— start —

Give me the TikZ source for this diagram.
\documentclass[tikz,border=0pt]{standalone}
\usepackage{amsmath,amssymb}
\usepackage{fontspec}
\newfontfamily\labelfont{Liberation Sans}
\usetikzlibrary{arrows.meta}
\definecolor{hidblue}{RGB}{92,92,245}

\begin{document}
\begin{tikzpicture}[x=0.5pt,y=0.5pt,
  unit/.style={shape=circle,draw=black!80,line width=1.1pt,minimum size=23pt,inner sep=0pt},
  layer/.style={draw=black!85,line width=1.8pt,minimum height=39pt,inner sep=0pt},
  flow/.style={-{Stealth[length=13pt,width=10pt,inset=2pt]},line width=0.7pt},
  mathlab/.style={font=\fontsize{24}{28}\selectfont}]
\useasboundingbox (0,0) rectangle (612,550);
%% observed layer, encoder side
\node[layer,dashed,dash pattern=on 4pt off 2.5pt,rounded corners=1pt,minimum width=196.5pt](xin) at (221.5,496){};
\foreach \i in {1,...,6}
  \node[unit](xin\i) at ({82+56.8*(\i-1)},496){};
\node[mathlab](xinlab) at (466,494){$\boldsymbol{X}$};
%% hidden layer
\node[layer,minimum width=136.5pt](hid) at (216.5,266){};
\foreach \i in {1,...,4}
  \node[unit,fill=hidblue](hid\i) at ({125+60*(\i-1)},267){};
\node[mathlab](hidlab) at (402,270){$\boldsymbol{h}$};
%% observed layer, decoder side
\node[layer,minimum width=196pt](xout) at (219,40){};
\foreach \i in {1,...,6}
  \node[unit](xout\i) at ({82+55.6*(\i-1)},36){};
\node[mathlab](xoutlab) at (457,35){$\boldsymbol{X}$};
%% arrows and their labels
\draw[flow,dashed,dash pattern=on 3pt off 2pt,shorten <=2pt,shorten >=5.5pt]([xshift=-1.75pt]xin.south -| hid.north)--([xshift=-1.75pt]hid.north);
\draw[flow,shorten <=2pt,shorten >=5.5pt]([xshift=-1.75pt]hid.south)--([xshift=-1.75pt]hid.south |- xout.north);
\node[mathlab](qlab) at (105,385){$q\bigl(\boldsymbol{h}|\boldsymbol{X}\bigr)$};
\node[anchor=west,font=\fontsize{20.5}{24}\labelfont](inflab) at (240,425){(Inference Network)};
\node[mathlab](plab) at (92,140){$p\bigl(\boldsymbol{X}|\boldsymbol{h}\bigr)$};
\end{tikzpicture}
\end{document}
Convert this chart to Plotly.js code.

— end —
— start —

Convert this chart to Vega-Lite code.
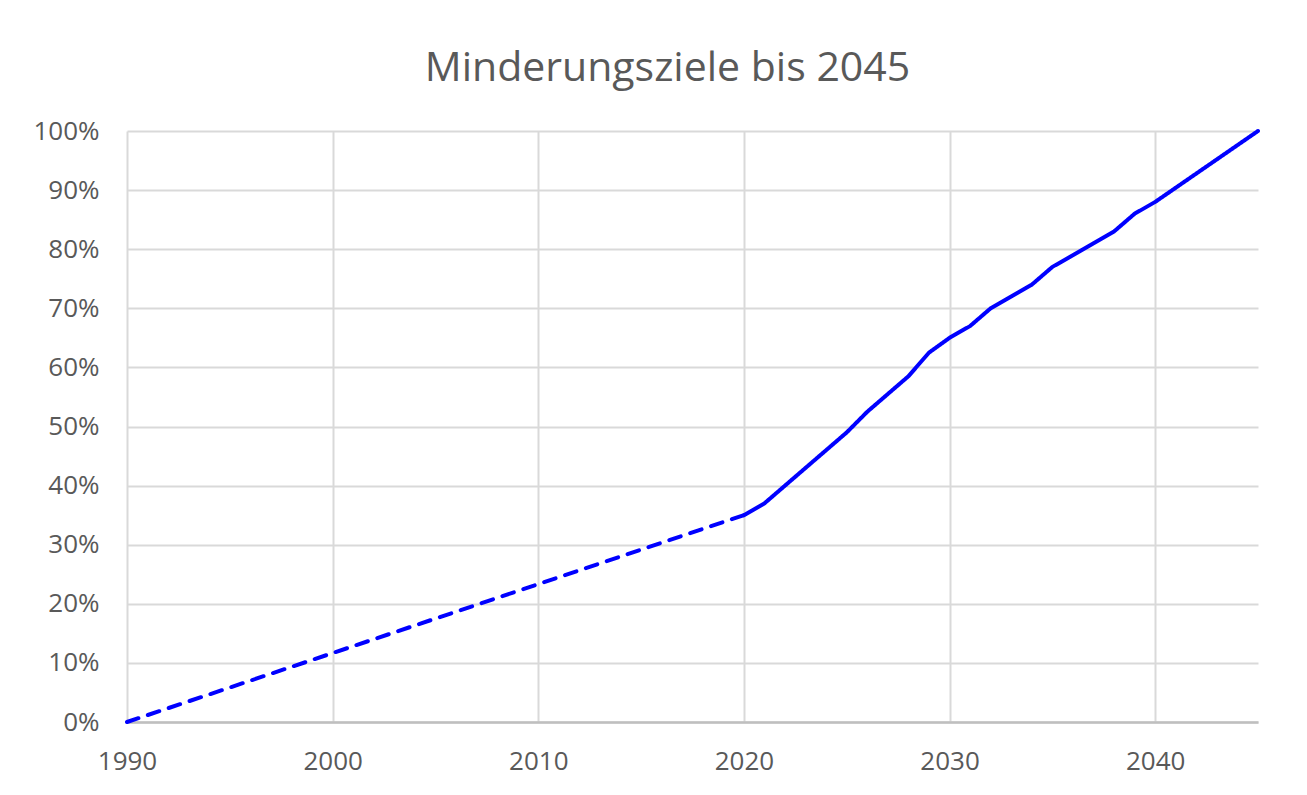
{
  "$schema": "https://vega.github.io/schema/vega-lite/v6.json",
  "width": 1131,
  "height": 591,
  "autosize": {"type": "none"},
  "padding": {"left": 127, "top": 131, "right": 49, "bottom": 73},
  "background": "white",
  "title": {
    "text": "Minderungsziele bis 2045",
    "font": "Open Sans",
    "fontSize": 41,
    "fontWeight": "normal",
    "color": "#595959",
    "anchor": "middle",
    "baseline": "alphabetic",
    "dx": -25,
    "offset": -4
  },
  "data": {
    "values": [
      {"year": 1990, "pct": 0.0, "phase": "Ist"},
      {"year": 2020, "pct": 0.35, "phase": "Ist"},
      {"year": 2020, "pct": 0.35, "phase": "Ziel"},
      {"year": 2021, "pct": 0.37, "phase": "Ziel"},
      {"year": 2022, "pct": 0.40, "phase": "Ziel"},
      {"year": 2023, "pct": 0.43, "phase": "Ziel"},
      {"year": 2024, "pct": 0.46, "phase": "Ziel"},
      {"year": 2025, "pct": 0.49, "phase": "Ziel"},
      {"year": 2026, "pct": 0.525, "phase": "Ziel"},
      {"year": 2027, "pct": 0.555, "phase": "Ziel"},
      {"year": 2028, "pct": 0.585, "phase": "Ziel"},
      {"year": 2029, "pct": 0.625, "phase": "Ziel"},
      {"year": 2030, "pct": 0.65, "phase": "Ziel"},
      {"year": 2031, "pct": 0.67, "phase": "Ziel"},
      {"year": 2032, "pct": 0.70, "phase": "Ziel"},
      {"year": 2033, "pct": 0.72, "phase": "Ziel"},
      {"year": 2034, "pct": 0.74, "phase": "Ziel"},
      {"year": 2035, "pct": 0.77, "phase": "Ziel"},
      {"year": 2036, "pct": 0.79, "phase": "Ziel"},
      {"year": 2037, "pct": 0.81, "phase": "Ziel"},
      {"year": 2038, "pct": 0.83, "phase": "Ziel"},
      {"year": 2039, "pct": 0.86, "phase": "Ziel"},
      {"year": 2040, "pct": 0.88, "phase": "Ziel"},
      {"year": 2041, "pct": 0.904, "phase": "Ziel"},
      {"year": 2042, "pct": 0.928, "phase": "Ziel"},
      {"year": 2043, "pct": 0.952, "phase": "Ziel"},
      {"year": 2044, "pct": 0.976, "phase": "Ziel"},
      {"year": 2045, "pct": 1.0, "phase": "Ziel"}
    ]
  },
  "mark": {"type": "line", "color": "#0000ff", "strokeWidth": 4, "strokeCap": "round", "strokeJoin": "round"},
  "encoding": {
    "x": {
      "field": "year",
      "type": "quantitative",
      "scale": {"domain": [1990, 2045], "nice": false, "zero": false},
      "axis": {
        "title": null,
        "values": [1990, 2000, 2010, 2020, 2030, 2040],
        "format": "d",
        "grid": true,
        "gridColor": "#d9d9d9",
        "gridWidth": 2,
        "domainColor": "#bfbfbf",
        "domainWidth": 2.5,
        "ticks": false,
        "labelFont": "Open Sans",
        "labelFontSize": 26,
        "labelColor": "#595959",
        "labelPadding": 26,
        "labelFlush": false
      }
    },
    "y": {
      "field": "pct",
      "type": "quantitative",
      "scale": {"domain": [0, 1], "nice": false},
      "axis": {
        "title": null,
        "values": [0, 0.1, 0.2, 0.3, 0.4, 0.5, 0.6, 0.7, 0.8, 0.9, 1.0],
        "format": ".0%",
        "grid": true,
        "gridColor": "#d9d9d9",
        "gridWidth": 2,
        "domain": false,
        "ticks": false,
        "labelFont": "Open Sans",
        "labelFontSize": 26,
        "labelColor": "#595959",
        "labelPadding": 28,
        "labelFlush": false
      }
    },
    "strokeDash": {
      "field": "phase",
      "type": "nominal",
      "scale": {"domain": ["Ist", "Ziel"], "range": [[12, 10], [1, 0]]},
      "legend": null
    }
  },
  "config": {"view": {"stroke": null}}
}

— end —

=== What to do ===
Report how many lines hold the string "this", giving the number and nothing else.

=== Task solution ===
3